The project aims to develop a decision tree model for predicting wine classification (Class 0, Class 1, or Class 2) based on thirteen distinct chemical measurements obtained from various wine samples. The input features utilized in the model include: Alcohol, Malic Acid, Ash, Alcalinity of Ash, Magnesium, Total Phenols, Flavanoids, Nonflavanoid Phenols, Proanthocyanins, Color Intensity, Hue, OD280/OD315 of diluted wines, and Proline.
This classification problem is critical for the wine industry, as it enables businesses to accurately and consistently categorize wines based on their chemical composition. By implementing a reliable decision tree model, wine producers can enhance their quality control processes, ensuring that their products meet both industry standards and consumer expectations.
- The Wine dataset is loaded using the load_wine() function from the scikit-learn library.
- The data is converted into a Pandas DataFrame.
- The dataset is shuffled to ensure a random distribution of samples.
- The dataset is divided into training and testing sets using an 80-20 ratio.
- A Decision Tree classifier is instantiated using the entropy criterion to determine optimal splits.
- The classifier is trained on the training data.
- A plot of the decision tree is generated to provide insights into the importance of different features in classifying wine types.
- The model's performance is assessed by calculating its accuracy, precision, and recall on its test set.
- The decision tree achieved an accuracy of 0.88, indicating that 88% of the wine classifications were correctly predicted.
- The model attained a recall of 0.89, demonstrating its effectiveness in identifying true positive classifications among the wine samples.
- The model also achieved a precision of 0.89, reflecting the proportion of positive identifications that were actually correct, showcasing the model's reliability in classifying wine types.
The decision tree analysis reveals that color intensity is the most informative feature for predicting wine class. This insight suggests that wine producers should prioritize measuring color intensity when assessing wine quality. For instance, wines with higher color intensity may be associated with richer and more complex flavor profiles. Understanding the importance of color intensity enables producers to make informed decisions throughout the winemaking process, such as selecting grape varieties or adjusting fermentation techniques to achieve the desired hue.

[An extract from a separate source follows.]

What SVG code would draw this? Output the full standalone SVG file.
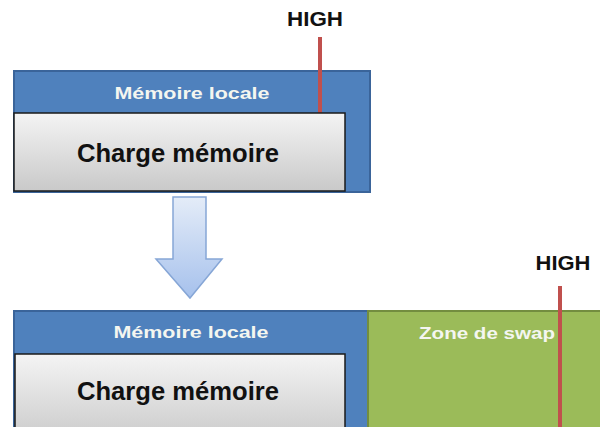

Additionally, the decision tree indicates that proline and flavonoids are also significant factors in distinguishing between wine classes. Recognizing the roles of these features can guide producers in optimizing their production methods, enhancing the overall quality and marketability of their wines. By focusing on these key attributes, wineries can better align their offerings with consumer preferences and industry standards, ultimately leading to improved product consistency and satisfaction.